LITA 2007 offers ten poster sessions covering a wide variety of topics. I will try to give you a glimpse of each of the offerings present. While ten were listed not all were present.

Take your online services to the next level: audio, video and more! By Michelle Jeske (Denver Public Library) really showed how you could add visual and audio interest to your library’s virtual presence. Virtual storytime with a children’s librarian reading the book while the illustrations are shown was especially interesting, as was the ability to put audio instructions for using the web site in either English or Spanish.

SFX usability testing at ASU by Tammy Allgood and Jenna Amani (Arizona
State University) showed immediate applications to improving their pages. They observed users going through set tasks and began making changes immediately based on what they learned, cleaning up the pages and converting to more natural language.

Converting technophobes into technophiles: empowering reluctant library staff by Nina McHale (Auraria Library, Denver, Colorado)

Adventures in digitization: a new librarian shares five hard-earned tips to avoid project management pitfalls by Cory Lampert (University of Nevada Libraries, Las Vegas). This really was a good presentation for someone in their first position from library school. Points stressed include planning, collaboration, metadata, using the system you have, completing the project and marketing the final result. And this digitization project focused on the costumes for Las Vegas showgirls. They have already been used by fashion designers, even a follow up call from Paris.

Bright ideas or squeaky wheels: defining a model for R&D resource allocation by Jennifer S. Jutzik and Don Albrecht (Colorado State University Libraries) took a very proactive stance in showing their need for more resources. Being a land grant institution, they surveyed other land grant institutions regarding their IT support. Then they could show where they were in comparison.

Using the access grid videoconferencing system for collaboration and training: an experiment with distributed personal interface grids (PIGs) by Sharon Dennis (Midcontinental Region of the National Library of Networks of Medicine) is certainly an improvement over some clunky delivery methods where there are delays which slow the discussions. While eventually it is hoped to use this with instruction, right now they are using it primarily for conferencing and collaboration among sites at a distance from each other.

Managing library IT projects with agility and innovation by Janetta Waterhouse (University of Kansas) was one I really was interested in seeing, but unfortunately was not there.

MySpace or Facebook – the social networking faceoff: what’s right for your library by Beth Evans (Brooklyn College Library) and Shannon Kealey (New York University’s Bobst Library). And the battle begins, not really. There are good points for both and either social networking tool will get you more in touch with your younger users. One difference to note is that MySpace allows an institution entity whereas Facebook now only allows individual entities. However, in Facebook, if people join your group, you can do mass emails to them.

Advanced optical character regognitions using a cheap point & shoot digital camera by Dimitar Poposki (Department for Translation and Interpretation, Republic of Macedonia) also seemed to be not present.

Reaching students outside of traditional library instruction: creating online tutorials to reach a new generation of information users by Cindy Craig and Curt Friehs (Wichita State University Libraries) use tools like Camtasia, a tool I recommend, to improve online instruction.

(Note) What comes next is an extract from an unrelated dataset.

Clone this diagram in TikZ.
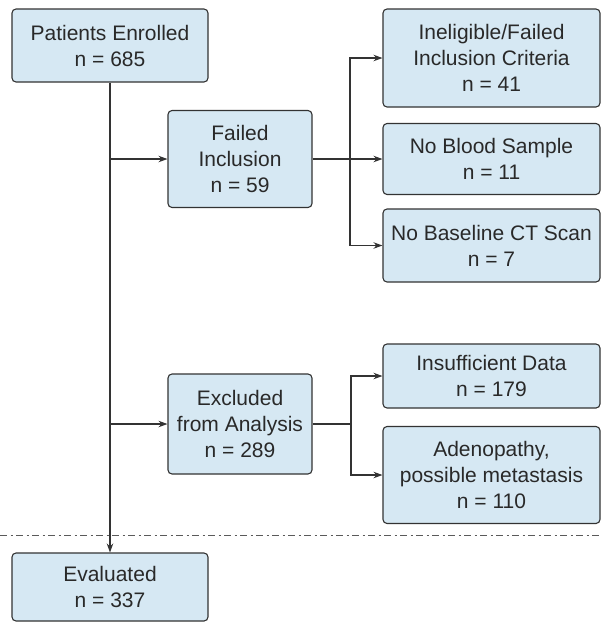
\documentclass[tikz,border=0pt]{standalone}
\usepackage{fontspec}
\setmainfont{Liberation Sans}
\usepackage{tikz}
\usetikzlibrary{arrows.meta, positioning, calc}
\usepackage{xcolor}
\definecolor{boxblue}{RGB}{214,232,243}
\definecolor{linegray}{RGB}{51,51,51}
\definecolor{sepgray}{RGB}{90,90,90}

\begin{document}
\begin{tikzpicture}[
  x=1pt, y=-1pt,
  box/.style={draw=linegray, fill=boxblue, rounded corners=4pt, line width=1.1pt, font=\fontsize{21}{26}\selectfont, text=linegray!80!black, align=center, inner sep=1pt},
  leftbox/.style={box, minimum width=196pt},
  midbox/.style={box, minimum width=144pt},
  sidebox/.style={box, minimum width=217pt},
  arr/.style={-{Stealth[length=9pt, width=6.5pt]}, line width=1.1pt, linegray},
  ln/.style={line width=1.1pt, linegray},
]
\useasboundingbox (0,0) rectangle (602,622);

% === Main column ===
\node[leftbox, minimum height=73pt] (enrolled) at (110, 45.5) {Patients Enrolled\\n = 685};
\node[leftbox, minimum height=68pt] (evaluated) at (110, 587) {Evaluated\\n = 337};
\draw[arr] (enrolled.south) -- (evaluated.north);

% === Failed inclusion branch ===
\node[midbox, minimum height=97pt] (failed) at (240, 159) {Failed\\Inclusion\\n = 59};
\draw[arr] (enrolled.south |- failed.west) -- (failed.west);

\node[sidebox, minimum height=98pt] (criteria) at (491.5, 58) {Ineligible/Failed\\Inclusion Criteria\\n = 41};
\node[sidebox, minimum height=71pt] (blood) at (491.5, 159) {No Blood Sample\\n = 11};
\node[sidebox, minimum height=73pt] (ctscan) at (491.5, 245.5) {No Baseline CT Scan\\n = 7};

\coordinate (fsplit) at (350, 159);
\draw[arr] (failed.east) -- (blood.west);
\draw[arr] (fsplit) |- (criteria.west);
\draw[arr] (fsplit) |- (ctscan.west);

% === Excluded branch ===
\node[midbox, minimum height=100pt] (excluded) at (240, 424) {Excluded\\from Analysis\\n = 289};
\draw[arr] (enrolled.south |- excluded.west) -- (excluded.west);

\node[sidebox, minimum height=64pt] (insufficient) at (491.5, 376) {Insufficient Data\\n = 179};
\node[sidebox, minimum height=97pt] (adenopathy) at (491.5, 475) {Adenopathy,\\possible metastasis\\n = 110};

\coordinate (esplit) at (351, 424);
\draw[ln] (excluded.east) -- (esplit);
\draw[arr] (esplit) |- (insufficient.west);
\draw[arr] (esplit) |- (adenopathy.west);

% Divider
\draw[sepgray, line width=1pt, dash pattern=on 7pt off 3.5pt on 2pt off 3.5pt] (0, 535) -- (602, 535);
\end{tikzpicture}
\end{document}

They have created tutorials for individual online databases to help show how to navigate through using them. Camtasia allows the viewer of the tutorial to see the screen and watch the action of the searching take place.


  1. Jenny Reiswig

    I thought the Converting Technophobes poster was really timely and has some challenging recommendations for library technologists in helping break down the barriers to more staff getting technical knowledge. Empowering was really the key word for me – do we give staff permission to download software? To have a sandbox? To see the servers? I was thinking back to this poster when Frumkin was doing his closing keynote, bemoaning the dearth of women at Code4Lib. Well, why would I go to a hackfest if I’m not allowed to code?

  2. Genny

    Advice from Genny to Jenny: Don’t ask for permission. Code first. Ask for forgiveness later.

    Added notes on the poster sessions:

    SFX usability:
    Used Morae to capture video and audio of people using the system, along with their mouse clicks and screen display. Morae combines an inset display of the user video in a display of the screen they’re using. To change the SFX interface they had to change the actual Perl code in-house.

    Access Grid videoconferencing:
    The Library funds the single $50,000 Access Grid that requires highly specialized onsite technical maintenance and support. Extending the videoconferencing network, they used PIGs funded by NLM – $1500 each and no onsite technical expertise required beyond basic IT support. Visit accessgrid.org for more info on the Access Grids.